* [SOURCE DATA]:
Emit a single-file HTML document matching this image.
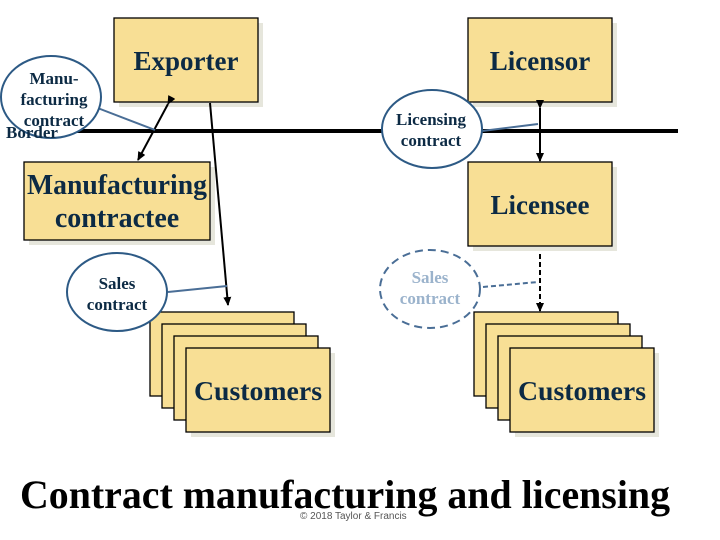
<!DOCTYPE html>
<html><head><style>
body{margin:0;background:#fff}
svg{display:block}
.b{fill:#f8df95;stroke:#000;stroke-width:1.3}
.s{fill:#e6e6dc}
.t{font-family:"Liberation Serif",serif;font-weight:bold;fill:#0c2a44;text-anchor:middle}
.e{fill:#fff;stroke:#2d5a85;stroke-width:2}
</style></head><body>
<svg width="720" height="540" viewBox="0 0 720 540" xmlns="http://www.w3.org/2000/svg">
<defs><marker id="a" markerUnits="userSpaceOnUse" markerWidth="9" markerHeight="8" refX="8" refY="4" orient="auto"><path d="M0,0 L9,4 L0,8 z" fill="#000"/></marker></defs>
<line x1="55" y1="131" x2="678" y2="131" stroke="#000" stroke-width="4"/>
<rect class="s" x="119" y="23" width="144" height="84"/><rect class="b" x="114" y="18" width="144" height="84"/>
<text class="t" x="186" y="70" font-size="27">Exporter</text>
<rect class="s" x="473" y="23" width="144" height="84"/><rect class="b" x="468" y="18" width="144" height="84"/>
<text class="t" x="540" y="70" font-size="27">Licensor</text>
<rect class="s" x="29" y="167" width="186" height="78"/><rect class="b" x="24" y="162" width="186" height="78"/>
<text class="t" x="117" y="194" font-size="28" textLength="180" lengthAdjust="spacingAndGlyphs">Manufacturing</text>
<text class="t" x="117" y="227" font-size="28">contractee</text>
<rect class="s" x="473" y="167" width="144" height="84"/><rect class="b" x="468" y="162" width="144" height="84"/>
<text class="t" x="540" y="214" font-size="27">Licensee</text>
<g>
<rect class="s" x="191" y="353" width="144" height="84"/>
<rect class="b" x="150" y="312" width="144" height="84"/>
<rect class="b" x="162" y="324" width="144" height="84"/>
<rect class="b" x="174" y="336" width="144" height="84"/>
<rect class="b" x="186" y="348" width="144" height="84"/>
<text class="t" x="258" y="400" font-size="27" textLength="128" lengthAdjust="spacingAndGlyphs">Customers</text>
<rect class="s" x="515" y="353" width="144" height="84"/>
<rect class="b" x="474" y="312" width="144" height="84"/>
<rect class="b" x="486" y="324" width="144" height="84"/>
<rect class="b" x="498" y="336" width="144" height="84"/>
<rect class="b" x="510" y="348" width="144" height="84"/>
<text class="t" x="582" y="400" font-size="27" textLength="128" lengthAdjust="spacingAndGlyphs">Customers</text>
</g>
<line x1="168" y1="104" x2="138" y2="160" stroke="#000" stroke-width="2" marker-end="url(#a)" marker-start="url(#a)"/>
<line x1="210" y1="103" x2="228" y2="305" stroke="#000" stroke-width="2" marker-end="url(#a)"/>
<line x1="540" y1="108" x2="540" y2="161" stroke="#000" stroke-width="2" marker-end="url(#a)" marker-start="url(#a)"/>
<line x1="540" y1="254" x2="540" y2="311" stroke="#000" stroke-width="2" stroke-dasharray="5,3" marker-end="url(#a)"/>
<line x1="95" y1="107" x2="155" y2="130" stroke="#4a6e96" stroke-width="2"/>
<ellipse class="e" cx="51" cy="97" rx="50" ry="41"/>
<text class="t" x="54" y="84" font-size="17">Manu-</text>
<text class="t" x="54" y="105" font-size="17">facturing</text>
<text class="t" x="54" y="126" font-size="17">contract</text>
<text class="t" x="32" y="138" font-size="17">Border</text>
<line x1="482" y1="131" x2="538" y2="124" stroke="#4a6e96" stroke-width="2"/>
<ellipse class="e" cx="432" cy="129" rx="50" ry="39"/>
<text class="t" x="431" y="125" font-size="17">Licensing</text>
<text class="t" x="431" y="146" font-size="17">contract</text>
<line x1="168" y1="292" x2="227" y2="286" stroke="#4a6e96" stroke-width="2"/>
<ellipse class="e" cx="117" cy="292" rx="50" ry="39"/>
<text class="t" x="117" y="289" font-size="17">Sales</text>
<text class="t" x="117" y="310" font-size="17">contract</text>
<path d="M483,287 L538,282" fill="none" stroke="#4a6e96" stroke-width="2" stroke-dasharray="5,3"/>
<ellipse cx="430" cy="289" rx="50" ry="39" fill="#fff" stroke="#4a6e96" stroke-width="2" stroke-dasharray="8,5"/>
<text class="t" x="430" y="283" font-size="17" style="fill:#9bb3cc">Sales</text>
<text class="t" x="430" y="304" font-size="17" style="fill:#9bb3cc">contract</text>
<text x="345" y="508" font-family="Liberation Serif,serif" font-weight="bold" font-size="40" text-anchor="middle" fill="#000" textLength="650" lengthAdjust="spacingAndGlyphs">Contract manufacturing and licensing</text>
<text x="300" y="519" font-family="Liberation Sans,sans-serif" font-size="10" fill="#555">© 2018 Taylor &amp; Francis</text>
</svg>
</body></html>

* [TO BE DONE]: Are you able to set down all the lines above exactly, without any pictures?

* [RESULT OF THE TASK]:
Emit a single-file HTML document matching this image.
<!DOCTYPE html>
<html><head><style>
body{margin:0;background:#fff}
svg{display:block}
.b{fill:#f8df95;stroke:#000;stroke-width:1.3}
.s{fill:#e6e6dc}
.t{font-family:"Liberation Serif",serif;font-weight:bold;fill:#0c2a44;text-anchor:middle}
.e{fill:#fff;stroke:#2d5a85;stroke-width:2}
</style></head><body>
<svg width="720" height="540" viewBox="0 0 720 540" xmlns="http://www.w3.org/2000/svg">
<defs><marker id="a" markerUnits="userSpaceOnUse" markerWidth="9" markerHeight="8" refX="8" refY="4" orient="auto"><path d="M0,0 L9,4 L0,8 z" fill="#000"/></marker></defs>
<line x1="55" y1="131" x2="678" y2="131" stroke="#000" stroke-width="4"/>
<rect class="s" x="119" y="23" width="144" height="84"/><rect class="b" x="114" y="18" width="144" height="84"/>
<text class="t" x="186" y="70" font-size="27">Exporter</text>
<rect class="s" x="473" y="23" width="144" height="84"/><rect class="b" x="468" y="18" width="144" height="84"/>
<text class="t" x="540" y="70" font-size="27">Licensor</text>
<rect class="s" x="29" y="167" width="186" height="78"/><rect class="b" x="24" y="162" width="186" height="78"/>
<text class="t" x="117" y="194" font-size="28" textLength="180" lengthAdjust="spacingAndGlyphs">Manufacturing</text>
<text class="t" x="117" y="227" font-size="28">contractee</text>
<rect class="s" x="473" y="167" width="144" height="84"/><rect class="b" x="468" y="162" width="144" height="84"/>
<text class="t" x="540" y="214" font-size="27">Licensee</text>
<g>
<rect class="s" x="191" y="353" width="144" height="84"/>
<rect class="b" x="150" y="312" width="144" height="84"/>
<rect class="b" x="162" y="324" width="144" height="84"/>
<rect class="b" x="174" y="336" width="144" height="84"/>
<rect class="b" x="186" y="348" width="144" height="84"/>
<text class="t" x="258" y="400" font-size="27" textLength="128" lengthAdjust="spacingAndGlyphs">Customers</text>
<rect class="s" x="515" y="353" width="144" height="84"/>
<rect class="b" x="474" y="312" width="144" height="84"/>
<rect class="b" x="486" y="324" width="144" height="84"/>
<rect class="b" x="498" y="336" width="144" height="84"/>
<rect class="b" x="510" y="348" width="144" height="84"/>
<text class="t" x="582" y="400" font-size="27" textLength="128" lengthAdjust="spacingAndGlyphs">Customers</text>
</g>
<line x1="168" y1="104" x2="138" y2="160" stroke="#000" stroke-width="2" marker-end="url(#a)" marker-start="url(#a)"/>
<line x1="210" y1="103" x2="228" y2="305" stroke="#000" stroke-width="2" marker-end="url(#a)"/>
<line x1="540" y1="108" x2="540" y2="161" stroke="#000" stroke-width="2" marker-end="url(#a)" marker-start="url(#a)"/>
<line x1="540" y1="254" x2="540" y2="311" stroke="#000" stroke-width="2" stroke-dasharray="5,3" marker-end="url(#a)"/>
<line x1="95" y1="107" x2="155" y2="130" stroke="#4a6e96" stroke-width="2"/>
<ellipse class="e" cx="51" cy="97" rx="50" ry="41"/>
<text class="t" x="54" y="84" font-size="17">Manu-</text>
<text class="t" x="54" y="105" font-size="17">facturing</text>
<text class="t" x="54" y="126" font-size="17">contract</text>
<text class="t" x="32" y="138" font-size="17">Border</text>
<line x1="482" y1="131" x2="538" y2="124" stroke="#4a6e96" stroke-width="2"/>
<ellipse class="e" cx="432" cy="129" rx="50" ry="39"/>
<text class="t" x="431" y="125" font-size="17">Licensing</text>
<text class="t" x="431" y="146" font-size="17">contract</text>
<line x1="168" y1="292" x2="227" y2="286" stroke="#4a6e96" stroke-width="2"/>
<ellipse class="e" cx="117" cy="292" rx="50" ry="39"/>
<text class="t" x="117" y="289" font-size="17">Sales</text>
<text class="t" x="117" y="310" font-size="17">contract</text>
<path d="M483,287 L538,282" fill="none" stroke="#4a6e96" stroke-width="2" stroke-dasharray="5,3"/>
<ellipse cx="430" cy="289" rx="50" ry="39" fill="#fff" stroke="#4a6e96" stroke-width="2" stroke-dasharray="8,5"/>
<text class="t" x="430" y="283" font-size="17" style="fill:#9bb3cc">Sales</text>
<text class="t" x="430" y="304" font-size="17" style="fill:#9bb3cc">contract</text>
<text x="345" y="508" font-family="Liberation Serif,serif" font-weight="bold" font-size="40" text-anchor="middle" fill="#000" textLength="650" lengthAdjust="spacingAndGlyphs">Contract manufacturing and licensing</text>
<text x="300" y="519" font-family="Liberation Sans,sans-serif" font-size="10" fill="#555">© 2018 Taylor &amp; Francis</text>
</svg>
</body></html>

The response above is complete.